Exercise goal
Tally all lines containing the word "that". Give the number alone.

━━ Data to process

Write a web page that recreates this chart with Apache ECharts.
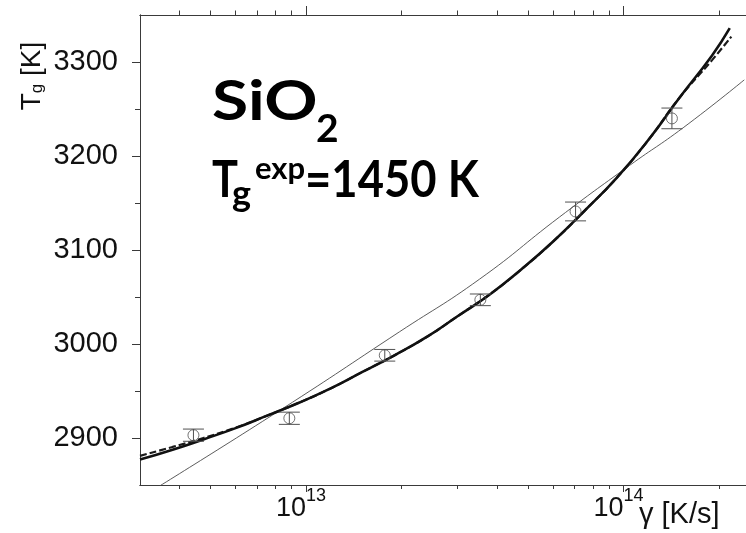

━━━━
━━ Data to process

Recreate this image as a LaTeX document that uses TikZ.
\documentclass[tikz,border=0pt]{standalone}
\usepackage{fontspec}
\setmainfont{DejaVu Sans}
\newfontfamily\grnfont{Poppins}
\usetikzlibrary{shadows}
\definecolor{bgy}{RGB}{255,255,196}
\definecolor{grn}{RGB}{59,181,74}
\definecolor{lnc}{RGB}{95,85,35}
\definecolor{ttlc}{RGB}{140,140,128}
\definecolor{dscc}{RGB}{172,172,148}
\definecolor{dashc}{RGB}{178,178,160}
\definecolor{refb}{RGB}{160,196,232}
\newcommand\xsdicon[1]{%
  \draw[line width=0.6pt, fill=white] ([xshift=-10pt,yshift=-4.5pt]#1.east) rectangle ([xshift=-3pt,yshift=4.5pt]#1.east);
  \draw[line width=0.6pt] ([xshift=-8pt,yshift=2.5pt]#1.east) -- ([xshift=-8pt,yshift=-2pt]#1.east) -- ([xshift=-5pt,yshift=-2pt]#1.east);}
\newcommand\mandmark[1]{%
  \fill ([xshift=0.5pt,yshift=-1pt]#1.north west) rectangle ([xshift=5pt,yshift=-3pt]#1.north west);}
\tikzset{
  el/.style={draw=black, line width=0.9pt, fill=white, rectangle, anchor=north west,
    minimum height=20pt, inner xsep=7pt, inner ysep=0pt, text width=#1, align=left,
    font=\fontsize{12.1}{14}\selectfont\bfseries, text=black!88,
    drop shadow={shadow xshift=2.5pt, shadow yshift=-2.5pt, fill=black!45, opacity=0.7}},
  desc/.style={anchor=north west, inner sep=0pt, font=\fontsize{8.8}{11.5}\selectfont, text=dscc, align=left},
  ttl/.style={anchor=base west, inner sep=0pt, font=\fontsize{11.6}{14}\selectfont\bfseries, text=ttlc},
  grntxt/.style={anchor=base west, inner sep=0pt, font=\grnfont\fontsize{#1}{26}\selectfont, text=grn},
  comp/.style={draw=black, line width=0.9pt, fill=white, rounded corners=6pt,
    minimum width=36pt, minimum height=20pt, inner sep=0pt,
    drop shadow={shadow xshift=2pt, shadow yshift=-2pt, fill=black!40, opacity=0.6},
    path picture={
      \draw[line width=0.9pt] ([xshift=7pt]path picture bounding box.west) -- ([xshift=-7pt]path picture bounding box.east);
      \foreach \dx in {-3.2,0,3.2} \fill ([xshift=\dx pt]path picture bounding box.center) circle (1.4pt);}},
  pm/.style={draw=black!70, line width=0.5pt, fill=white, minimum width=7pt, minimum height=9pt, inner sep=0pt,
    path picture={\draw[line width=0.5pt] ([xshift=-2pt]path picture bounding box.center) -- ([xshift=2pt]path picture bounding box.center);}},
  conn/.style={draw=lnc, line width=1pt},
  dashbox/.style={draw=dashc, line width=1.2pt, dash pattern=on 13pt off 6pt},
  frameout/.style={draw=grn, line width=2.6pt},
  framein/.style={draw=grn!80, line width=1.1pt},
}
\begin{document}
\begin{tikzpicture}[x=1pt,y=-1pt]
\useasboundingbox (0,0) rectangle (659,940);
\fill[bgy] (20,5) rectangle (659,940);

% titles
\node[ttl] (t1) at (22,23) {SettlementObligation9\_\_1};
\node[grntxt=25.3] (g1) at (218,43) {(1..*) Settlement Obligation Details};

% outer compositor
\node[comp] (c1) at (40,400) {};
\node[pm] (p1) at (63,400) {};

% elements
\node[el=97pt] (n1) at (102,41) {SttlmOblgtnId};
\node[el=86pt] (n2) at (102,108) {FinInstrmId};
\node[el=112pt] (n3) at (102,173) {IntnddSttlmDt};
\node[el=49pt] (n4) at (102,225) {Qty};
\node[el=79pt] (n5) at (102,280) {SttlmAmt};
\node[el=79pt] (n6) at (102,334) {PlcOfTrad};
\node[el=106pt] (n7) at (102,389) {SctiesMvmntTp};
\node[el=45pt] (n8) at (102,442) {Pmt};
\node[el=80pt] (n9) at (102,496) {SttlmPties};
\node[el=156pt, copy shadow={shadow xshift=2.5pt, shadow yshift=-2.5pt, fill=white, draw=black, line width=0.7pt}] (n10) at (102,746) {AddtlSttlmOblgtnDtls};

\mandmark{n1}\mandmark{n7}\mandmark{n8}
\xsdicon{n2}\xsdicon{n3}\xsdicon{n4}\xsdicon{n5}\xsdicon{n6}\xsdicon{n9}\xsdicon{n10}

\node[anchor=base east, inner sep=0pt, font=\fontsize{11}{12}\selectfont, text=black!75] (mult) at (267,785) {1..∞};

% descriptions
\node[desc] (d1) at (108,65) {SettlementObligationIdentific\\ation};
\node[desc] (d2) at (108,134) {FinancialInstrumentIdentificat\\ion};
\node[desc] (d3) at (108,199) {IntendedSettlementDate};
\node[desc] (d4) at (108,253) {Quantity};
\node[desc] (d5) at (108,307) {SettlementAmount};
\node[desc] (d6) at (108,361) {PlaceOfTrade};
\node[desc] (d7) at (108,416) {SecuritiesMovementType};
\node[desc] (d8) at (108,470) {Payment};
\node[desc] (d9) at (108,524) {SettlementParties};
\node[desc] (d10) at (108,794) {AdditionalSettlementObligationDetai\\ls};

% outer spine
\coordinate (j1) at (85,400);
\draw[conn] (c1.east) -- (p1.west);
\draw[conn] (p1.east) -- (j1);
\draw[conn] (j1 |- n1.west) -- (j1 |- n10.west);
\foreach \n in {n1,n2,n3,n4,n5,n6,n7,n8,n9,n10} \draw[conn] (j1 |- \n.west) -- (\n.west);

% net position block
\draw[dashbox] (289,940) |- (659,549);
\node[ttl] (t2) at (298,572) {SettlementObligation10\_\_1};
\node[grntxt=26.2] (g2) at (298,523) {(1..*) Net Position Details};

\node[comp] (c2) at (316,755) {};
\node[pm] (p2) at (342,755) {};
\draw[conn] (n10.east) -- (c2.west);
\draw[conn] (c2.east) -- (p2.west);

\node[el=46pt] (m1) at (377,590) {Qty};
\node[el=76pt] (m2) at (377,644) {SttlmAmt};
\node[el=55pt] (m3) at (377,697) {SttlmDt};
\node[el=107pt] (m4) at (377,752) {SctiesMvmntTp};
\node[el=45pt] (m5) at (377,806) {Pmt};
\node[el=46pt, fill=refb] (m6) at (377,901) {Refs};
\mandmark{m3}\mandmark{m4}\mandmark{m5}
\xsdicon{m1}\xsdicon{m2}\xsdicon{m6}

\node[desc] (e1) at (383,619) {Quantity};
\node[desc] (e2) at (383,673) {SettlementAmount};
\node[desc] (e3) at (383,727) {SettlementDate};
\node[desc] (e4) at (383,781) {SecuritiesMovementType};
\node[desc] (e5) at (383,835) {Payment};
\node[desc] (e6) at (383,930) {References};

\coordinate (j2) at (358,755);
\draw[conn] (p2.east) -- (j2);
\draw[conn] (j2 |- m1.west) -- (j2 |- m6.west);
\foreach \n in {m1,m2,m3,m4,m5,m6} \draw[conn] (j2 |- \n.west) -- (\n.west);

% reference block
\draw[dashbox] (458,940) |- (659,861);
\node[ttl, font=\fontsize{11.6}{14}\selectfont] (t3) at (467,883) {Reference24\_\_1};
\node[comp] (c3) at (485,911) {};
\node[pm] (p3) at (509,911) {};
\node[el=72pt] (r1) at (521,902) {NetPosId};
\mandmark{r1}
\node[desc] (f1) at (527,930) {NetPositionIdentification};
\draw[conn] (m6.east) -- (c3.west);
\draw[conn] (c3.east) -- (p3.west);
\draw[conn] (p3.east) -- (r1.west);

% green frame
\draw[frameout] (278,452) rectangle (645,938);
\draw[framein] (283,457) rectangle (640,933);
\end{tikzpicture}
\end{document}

━━━━

Exercise output
2